Putting forth the same energy you afford to tangible gift giving when it comes to charitable giving will allow you to feel good knowing how your little piece of giving – whether it be your time or your dollars – fits into the overall mission of the nonprofit.
Nonprofits exist because of the generosity of others. Nonprofits express their gratitude via donor recognition societies and sometimes even naming opportunities. Most organizations likely have some sort of “giving circle” and thank you event where donors are recognized for their thoughtfulness. Some may offer the opportunity to inscribe a brick, name a room or a building, and even name an endowment or scholarship fund. While the majority of donors don’t give for the recognition, it’s a heartfelt gesture by the nonprofit in showing its appreciation. And, while donors give for the right reasons (to make a meaningful difference), it is nice to be thanked. Also, as the nonprofit’s giving circle grows, so too does its case for support, serving as an inspiration for others to give, which is a win-win!

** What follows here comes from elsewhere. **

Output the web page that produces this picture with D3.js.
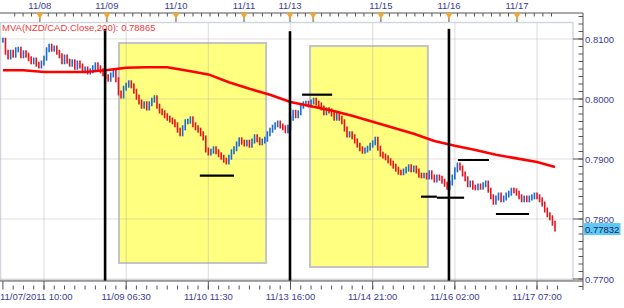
<!DOCTYPE html>
<html>
<head>
<meta charset="utf-8">
<script src="https://cdn.jsdelivr.net/npm/d3@7"></script>
<style>
  body { margin: 0; background: #fff; }
  svg text { font-family: "Liberation Sans", Arial, sans-serif; font-size: 9.5px; }
</style>
</head>
<body>
<div class="chartContainer"></div>
<script>
  // NZD/CAD closes, one per bar
  var closes = [
    0.8098, 0.8078, 0.8070, 0.8078, 0.8073, 0.8082, 0.8083, 0.8072, 0.8077, 0.8073, 0.8067, 0.8062,
    0.8065, 0.8058, 0.8055, 0.8060, 0.8068, 0.8082, 0.8088, 0.8083, 0.8085, 0.8078, 0.8072, 0.8062,
    0.8070, 0.8063, 0.8058, 0.8062, 0.8053, 0.8060, 0.8055, 0.8048, 0.8050, 0.8045, 0.8047, 0.8052,
    0.8057, 0.8052, 0.8047, 0.8042, 0.8037, 0.8033, 0.8040, 0.8045, 0.8032, 0.8010, 0.8005, 0.8018,
    0.8023, 0.8027, 0.8022, 0.8013, 0.8003, 0.7995, 0.7988, 0.7992, 0.7985, 0.7992, 0.7998, 0.8002,
    0.7988, 0.7980, 0.7977, 0.7972, 0.7968, 0.7965, 0.7962, 0.7957, 0.7948, 0.7942, 0.7952, 0.7962,
    0.7963, 0.7967, 0.7957, 0.7952, 0.7948, 0.7942, 0.7935, 0.7915, 0.7910, 0.7913, 0.7917, 0.7912,
    0.7907, 0.7903, 0.7898, 0.7895, 0.7903, 0.7912, 0.7917, 0.7925, 0.7932, 0.7928, 0.7925, 0.7928,
    0.7923, 0.7930, 0.7937, 0.7932, 0.7927, 0.7930, 0.7933, 0.7942, 0.7948, 0.7953, 0.7957, 0.7960,
    0.7955, 0.7952, 0.7947, 0.7953, 0.7968, 0.7978, 0.7972, 0.7977, 0.7988, 0.7992, 0.7993, 0.7990,
    0.7995, 0.7998, 0.7993, 0.7990, 0.7985, 0.7977, 0.7982, 0.7980, 0.7975, 0.7968, 0.7973, 0.7968,
    0.7962, 0.7950, 0.7940, 0.7942, 0.7937, 0.7930, 0.7923, 0.7917, 0.7913, 0.7915, 0.7918, 0.7923,
    0.7927, 0.7933, 0.7918, 0.7908, 0.7905, 0.7902, 0.7897, 0.7893, 0.7888, 0.7883, 0.7878, 0.7877,
    0.7880, 0.7883, 0.7887, 0.7882, 0.7885, 0.7880, 0.7873, 0.7872, 0.7873, 0.7870, 0.7877, 0.7870,
    0.7865, 0.7870, 0.7868, 0.7863, 0.7858, 0.7853, 0.7860, 0.7870, 0.7882, 0.7890, 0.7885, 0.7875,
    0.7867, 0.7857, 0.7860, 0.7853, 0.7852, 0.7855, 0.7853, 0.7857, 0.7860, 0.7848, 0.7837, 0.7828,
    0.7835, 0.7840, 0.7832, 0.7835, 0.7840, 0.7843, 0.7848, 0.7847, 0.7843, 0.7837, 0.7832, 0.7835,
    0.7832, 0.7835, 0.7837, 0.7840, 0.7837, 0.7832, 0.7825, 0.7815, 0.7807, 0.7802, 0.7793, 0.77832
  ];

  // 200 period moving average, read every 8 bars
  var maIndex = [0, 8, 16, 24, 32, 40, 48, 56, 64, 72, 80, 88, 96, 104, 112, 120, 128, 136, 144, 152, 160, 168, 176, 184, 192, 200, 208, 215];
  var maValues = [0.8048, 0.8048, 0.8045, 0.8045, 0.8045, 0.8048, 0.8052, 0.8053, 0.8053, 0.8047, 0.8041, 0.8028, 0.8017, 0.8007,
    0.7995, 0.7988, 0.7981, 0.7972, 0.7962, 0.7952, 0.7942, 0.7930, 0.7922, 0.7915, 0.7907, 0.7901, 0.7895, 0.78865];

  // top axis: day boundaries
  var dayIndex = [14.4, 40.5, 67.4, 93.9, 111.8, 120.8, 147.2, 173.7, 200.2];
  var dayLabels = ['11/08', '11/09', '11/10', '11/11', '11/13', '11/14', '11/15', '11/16', '11/17'];

  // bottom axis
  var timeIndex = [0, 16, 48, 80, 112, 144, 176, 208];
  var timeLabels = ['11/07/2011 10:00', '', '11/09 06:30', '11/10 11:30', '11/13 16:00', '11/14 21:00', '11/16 02:00', '11/17 07:00'];

  var priceTicks = [0.77, 0.78, 0.79, 0.80, 0.81];

  // yellow zones
  var zoneStart = [45.2, 119.6];
  var zoneEnd = [102.5, 165.5];
  var zoneHigh = [0.80933, 0.80883];
  var zoneLow = [0.77267, 0.7720];

  // black session lines
  var sessionIndex = [39.8, 111.8, 173.7];
  var sessionTop = [0.8117, 0.8113, 0.8117];
  var sessionBottom = 0.7697;

  // horizontal level marks
  var levelStart = [76.7, 116.5, 162.8, 169.0, 177.2, 192.0];
  var levelEnd = [90.0, 128.2, 169.0, 179.6, 189.3, 204.9];
  var levelValue = [0.78722, 0.80072, 0.78372, 0.78355, 0.78983, 0.78083];

  var red = '#e8121c', blue = '#1b6bd0', axisText = '#3c3c96';

  var svg = d3.select('.chartContainer').append('svg')
    .attr('width', 624)
    .attr('height', 308);

  var x = d3.scaleLinear().domain([0, closes.length - 1]).range([2.9, 555]);
  var y = d3.scaleLinear().domain([0.77, 0.81]).range([279, 39]);

  var plotRight = 573, axisX = 583, topAxisY = 13, bottomAxisY = 281;

  // plot frame
  svg.append('rect')
    .attr('x', 0.5).attr('y', 22.5)
    .attr('width', plotRight - 0.5).attr('height', 257.5)
    .attr('fill', '#fff')
    .attr('stroke', '#d2d6de')
    .attr('stroke-width', 1.5);

  // yellow zones
  svg.append('g').selectAll('rect')
    .data(zoneStart)
    .join('rect')
    .attr('x', function(d){ return x(d); })
    .attr('y', function(d, i){ return y(zoneHigh[i]); })
    .attr('width', function(d, i){ return x(zoneEnd[i]) - x(d); })
    .attr('height', function(d, i){ return y(zoneLow[i]) - y(zoneHigh[i]); })
    .attr('fill', '#ffff80')
    .attr('stroke', '#c4c4c4')
    .attr('stroke-width', 2);

  // grid
  var grid = svg.append('g')
    .attr('stroke', 'rgba(170,170,170,0.35)')
    .attr('stroke-width', 1.2);
  grid.selectAll('.h').data(priceTicks).join('line')
    .attr('x1', 0).attr('x2', plotRight)
    .attr('y1', function(d){ return y(d); })
    .attr('y2', function(d){ return y(d); });
  grid.selectAll('.v').data(timeIndex.slice(1)).join('line')
    .attr('x1', function(d){ return x(d); })
    .attr('x2', function(d){ return x(d); })
    .attr('y1', 23).attr('y2', 280);

  // price bars: open = previous close
  svg.append('g').selectAll('rect')
    .data(closes)
    .join('rect')
    .attr('x', function(d, i){ return x(i) - 0.8; })
    .attr('width', 1.6)
    .attr('y', function(d, i){
      var o = i ? closes[i - 1] : d;
      return y(Math.max(o, d)) - 2.5;
    })
    .attr('height', function(d, i){
      var o = i ? closes[i - 1] : d;
      return Math.abs(y(o) - y(d)) + 5;
    })
    .attr('fill', function(d, i){
      return (i && d < closes[i - 1]) ? red : blue;
    });

  // moving average
  var ma = maIndex.map(function(d, i){ return [d, maValues[i]]; });
  svg.append('path')
    .datum(ma)
    .attr('d', d3.line().x(function(d){ return x(d[0]); }).y(function(d){ return y(d[1]); }))
    .attr('fill', 'none')
    .attr('stroke', '#f00')
    .attr('stroke-width', 2.6);

  // session lines
  svg.append('g').selectAll('line')
    .data(sessionIndex)
    .join('line')
    .attr('x1', function(d){ return x(d); })
    .attr('x2', function(d){ return x(d); })
    .attr('y1', function(d, i){ return y(sessionTop[i]); })
    .attr('y2', y(sessionBottom))
    .attr('stroke', '#000')
    .attr('stroke-width', 2.6);

  // level marks
  svg.append('g').selectAll('line')
    .data(levelStart)
    .join('line')
    .attr('x1', function(d){ return x(d); })
    .attr('x2', function(d, i){ return x(levelEnd[i]); })
    .attr('y1', function(d, i){ return y(levelValue[i]); })
    .attr('y2', function(d, i){ return y(levelValue[i]); })
    .attr('stroke', '#000')
    .attr('stroke-width', 2.2);

  // legend
  svg.append('text')
    .attr('x', 2).attr('y', 31)
    .attr('fill', '#f03a3a')
    .text('MVA(NZD/CAD.Close,200): ' + d3.format('.5f')(maValues[maValues.length - 1]));

  // top axis
  var topAxis = svg.append('g').attr('stroke', '#555');
  topAxis.append('line')
    .attr('x1', 0).attr('x2', axisX)
    .attr('y1', topAxisY).attr('y2', topAxisY);

  var topMinor = [];
  var bounds = [dayIndex[0] - 3.27 * 4].concat(dayIndex, [closes.length + 1]);
  for(var b = 0; b < bounds.length - 1; b++){
    var n = Math.max(1, Math.round((bounds[b + 1] - bounds[b]) / 3.27));
    for(var k = 1; k < n; k++){
      topMinor.push(bounds[b] + k * (bounds[b + 1] - bounds[b]) / n);
    }
  }
  topAxis.selectAll('.minor').data(topMinor).join('line')
    .attr('x1', function(d){ return x(d); })
    .attr('x2', function(d){ return x(d); })
    .attr('y1', topAxisY).attr('y2', topAxisY + 3.5);

  topAxis.selectAll('.day').data(dayIndex).join('line')
    .attr('x1', function(d){ return x(d); })
    .attr('x2', function(d){ return x(d); })
    .attr('y1', topAxisY).attr('y2', 22);

  svg.append('g').selectAll('path')
    .data(dayIndex)
    .join('path')
    .attr('d', function(d){
      var cx = x(d);
      return 'M' + (cx - 3.5) + ',' + topAxisY + 'L' + (cx + 3.5) + ',' + topAxisY + 'L' + cx + ',' + (topAxisY + 6) + 'Z';
    })
    .attr('fill', '#f5a52a');

  var lastLabelX = -100;
  svg.append('g').selectAll('text')
    .data(dayIndex)
    .join('text')
    .attr('x', function(d){ return x(d); })
    .attr('y', 9)
    .attr('text-anchor', 'middle')
    .attr('fill', axisText)
    .text(function(d, i){
      var px = x(d);
      if(px - lastLabelX < 32){ return ''; }
      lastLabelX = px;
      return dayLabels[i];
    });

  // right axis
  var rightAxis = svg.append('g').attr('stroke', '#555');
  rightAxis.append('line')
    .attr('x1', axisX).attr('x2', axisX)
    .attr('y1', topAxisY).attr('y2', 290);
  var minorPrices = d3.range(0, 37).map(function(k){ return 0.76875 + k * 0.00125; });
  rightAxis.selectAll('.minor').data(minorPrices).join('line')
    .attr('x1', axisX - 4.5).attr('x2', axisX)
    .attr('y1', function(d){ return y(d); })
    .attr('y2', function(d){ return y(d); });
  rightAxis.selectAll('.major').data(priceTicks).join('line')
    .attr('x1', plotRight).attr('x2', axisX)
    .attr('y1', function(d){ return y(d); })
    .attr('y2', function(d){ return y(d); });

  svg.append('g').selectAll('text')
    .data(priceTicks)
    .join('text')
    .attr('x', axisX + 2)
    .attr('y', function(d){ return y(d) + 3.5; })
    .attr('fill', axisText)
    .text(d3.format('.4f'));

  // last price tag
  var last = closes[closes.length - 1];
  svg.append('rect')
    .attr('x', axisX + 0.5).attr('y', y(last) - 6)
    .attr('width', 37).attr('height', 12)
    .attr('fill', '#5bc8f5');
  svg.append('text')
    .attr('x', axisX + 2).attr('y', y(last) + 3.5)
    .attr('fill', '#1c1c50')
    .text(d3.format('.5f')(last));

  // bottom axis
  var bottomAxis = svg.append('g').attr('stroke', '#555');
  bottomAxis.append('line')
    .attr('x1', 0).attr('x2', axisX)
    .attr('y1', bottomAxisY).attr('y2', bottomAxisY);
  bottomAxis.selectAll('.minor').data(d3.range(4, closes.length + 1, 4)).join('line')
    .attr('x1', function(d){ return x(d); })
    .attr('x2', function(d){ return x(d); })
    .attr('y1', bottomAxisY + 4.5).attr('y2', bottomAxisY + 8.5);
  bottomAxis.selectAll('.major').data(timeIndex).join('line')
    .attr('x1', function(d){ return Math.max(1, x(d)); })
    .attr('x2', function(d){ return Math.max(1, x(d)); })
    .attr('y1', bottomAxisY).attr('y2', bottomAxisY + 8.5);

  svg.append('g').selectAll('text')
    .data(timeIndex)
    .join('text')
    .attr('x', function(d, i){ return i === 0 ? 0 : x(d); })
    .attr('y', 300)
    .attr('text-anchor', function(d, i){ return i === 0 ? 'start' : 'middle'; })
    .attr('fill', axisText)
    .text(function(d, i){ return timeLabels[i]; });
</script>
</body>
</html>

Looking back, I can honestly say that witnessing my mom’s generosity instilled in me my own desire to give – a value I hope to pass on to my own children. I could characterize it as selflessly giving, but to me that’s a misnomer. While the true meaning of giving implies not having an expectation of receiving anything in return, the truth is, we do get something in return – that truly indescribable warm and fuzzy feeling; the knowing that collectively we can make a difference and improve our communities, relationships and our own spiritual health. Kindness IS infectious. So, if you’re able and willing, give like your mother taught you. I promise, riding the giving roller coaster throughout the year and not just during the Season is worthwhile…and the best gift of all!